You still need your own private key plus the certificate.

I have n clients, m servers.

On clients, i sign the lokal keypair with the CA key and log-in via certificate. The client-side certificate basically replaces the line in the server-side authorized_keys. The editing stays locally.

On servers, i register the CA key as "Certificates signed by this keypair are trustable", the authorized_keys file stays empty. No further editing required.

During normal daywork, the CA key sits unused and can be shut away.

Key Advantage: I don't need to edit anything on the countless servers anymore.


Because the keys aren't directly coupled to server configurations, but rather indirected through a CA which hosts the only durable key, those "private keys" users have to have can be extremely short-lived, and tailored for each individual access request.
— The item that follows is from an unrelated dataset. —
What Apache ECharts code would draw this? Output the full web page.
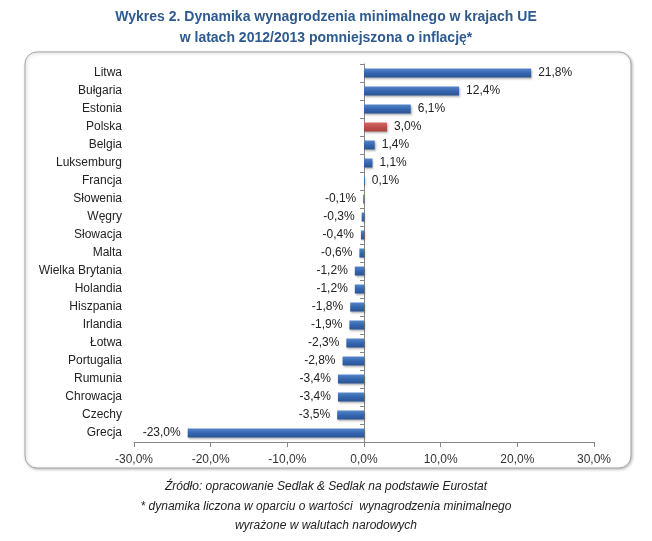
<!DOCTYPE html>
<html>
<head>
<meta charset="utf-8">
<script src="https://cdn.jsdelivr.net/npm/echarts@6/dist/echarts.min.js"></script>
<style>
html,body{margin:0;padding:0;background:#fff;}
#main{width:652px;height:541px;}
</style>
</head>
<body>
<div id="main"></div>
<script>
// dane
var kraje = ['Litwa','Bułgaria','Estonia','Polska','Belgia','Luksemburg','Francja','Słowenia','Węgry','Słowacja','Malta','Wielka Brytania','Holandia','Hiszpania','Irlandia','Łotwa','Portugalia','Rumunia','Chrowacja','Czechy','Grecja'];
var dynamika = [21.8,12.4,6.1,3.0,1.4,1.1,0.1,-0.1,-0.3,-0.4,-0.6,-1.2,-1.2,-1.8,-1.9,-2.3,-2.8,-3.4,-3.4,-3.5,-23.0];
var wyroznione = 'Polska';

var myChart = echarts.init(document.getElementById('main'));

function proc(v){
    return v.toFixed(1).replace('.', ',') + '%';
}

var niebieski = new echarts.graphic.LinearGradient(0,0,0,1,[
    {offset:0,color:'#5585c8'},
    {offset:0.5,color:'#3566b0'},
    {offset:1,color:'#2a5596'}
]);
var czerwony = new echarts.graphic.LinearGradient(0,0,0,1,[
    {offset:0,color:'#d46663'},
    {offset:0.5,color:'#c0504d'},
    {offset:1,color:'#a8403d'}
]);

var dane = [];
for(var i=0;i<kraje.length;i++){
    dane.push({
        value: dynamika[i],
        itemStyle:{color: kraje[i]===wyroznione ? czerwony : niebieski},
        label:{position: dynamika[i] < 0 ? 'left' : 'right'}
    });
}

var option = {
    backgroundColor:'#fff',
    textStyle:{fontFamily:'Liberation Sans'},
    graphic:[
        {
            type:'rect',
            shape:{x:25,y:52,width:606,height:416,r:12},
            style:{fill:'#fff',stroke:'#a6a6a6',lineWidth:1,
                shadowBlur:3,shadowColor:'rgba(0,0,0,0.25)',shadowOffsetX:1,shadowOffsetY:1},
            z:-10
        },
        {
            type:'text',left:'center',top:10,
            style:{text:'Wykres 2. Dynamika wynagrodzenia minimalnego w krajach UE',
                fill:'#2e5a8e',font:'bold 14px "Liberation Sans"'}
        },
        {
            type:'text',left:'center',top:31,
            style:{text:'w latach 2012/2013 pomniejszona o inflację*',
                fill:'#2e5a8e',font:'bold 14px "Liberation Sans"'}
        },
        {
            type:'text',left:'center',top:481,
            style:{text:'Źródło: opracowanie Sedlak & Sedlak na podstawie Eurostat',
                fill:'#222',font:'italic 12px "Liberation Sans"'}
        },
        {
            type:'text',left:'center',top:501,
            style:{text:'* dynamika liczona w oparciu o wartości  wynagrodzenia minimalnego',
                fill:'#222',font:'italic 12px "Liberation Sans"'}
        },
        {
            type:'text',left:'center',top:520,
            style:{text:'wyrażone w walutach narodowych',
                fill:'#222',font:'italic 12px "Liberation Sans"'}
        }
    ],
    grid:{
        left:134,
        right:58,
        top:64,
        bottom:99
    },
    xAxis:{
        type:'value',
        min:-30,
        max:30,
        interval:10,
        splitLine:{show:false},
        axisLine:{show:true,onZero:false,lineStyle:{color:'#868686'}},
        axisTick:{show:true,length:5,lineStyle:{color:'#868686'}},
        axisLabel:{color:'#333',fontSize:12,margin:12,formatter:function(v){return proc(v);}}
    },
    yAxis:[
        {
            // podpisy krajów po lewej
            type:'category',
            data:kraje,
            inverse:true,
            position:'left',
            axisLine:{show:false,onZero:false},
            axisTick:{show:false},
            axisLabel:{color:'#222',fontSize:12,margin:12}
        },
        {
            // oś przy zerze
            type:'category',
            data:kraje,
            inverse:true,
            position:'left',
            axisLine:{show:true,onZero:true,lineStyle:{color:'#868686'}},
            axisTick:{show:true,length:4,inside:false,lineStyle:{color:'#868686'}},
            axisLabel:{show:false}
        }
    ],
    series:[{
        type:'bar',
        yAxisIndex:0,
        barWidth:9,
        data:dane,
        itemStyle:{shadowBlur:2,shadowColor:'rgba(0,0,0,0.3)',shadowOffsetX:1,shadowOffsetY:1},
        label:{
            show:true,
            color:'#222',
            fontSize:12,
            distance:7,
            formatter:function(p){return proc(p.value);}
        }
    }]
};
myChart.setOption(option);
</script>
</body>
</html>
I think people really get into trouble with SSH certificates trying to reason about the properties of certificates versus SSH keys versus passwords. The format isn't the point; making the endpoint keys dynamic is. If you built a secure messaging system that propagated one-time-use SSH keys, it would address the same problem. Nobody will, because certificates are easier and already work, but you could.


The common way of managing ssh keys involves having some central entity that somehow updates the authorized_keys on all relevant hosts, which involves interaction with all the hosts which is somehow triggered by interaction with the user requesting access. With ssh certificates the central trusted node only interacts with the user (by signing the certificate) and does not have to update anything anywhere else.


It solves partly managing authorized_keys files. If you have a team separate keys can be difficult to manage. Shared keys are even worse. Certs can help with this if you properly manage the cert signing server (like hashicorp vault). All of that is currently free and open source. Also can now have short expiry times if desired.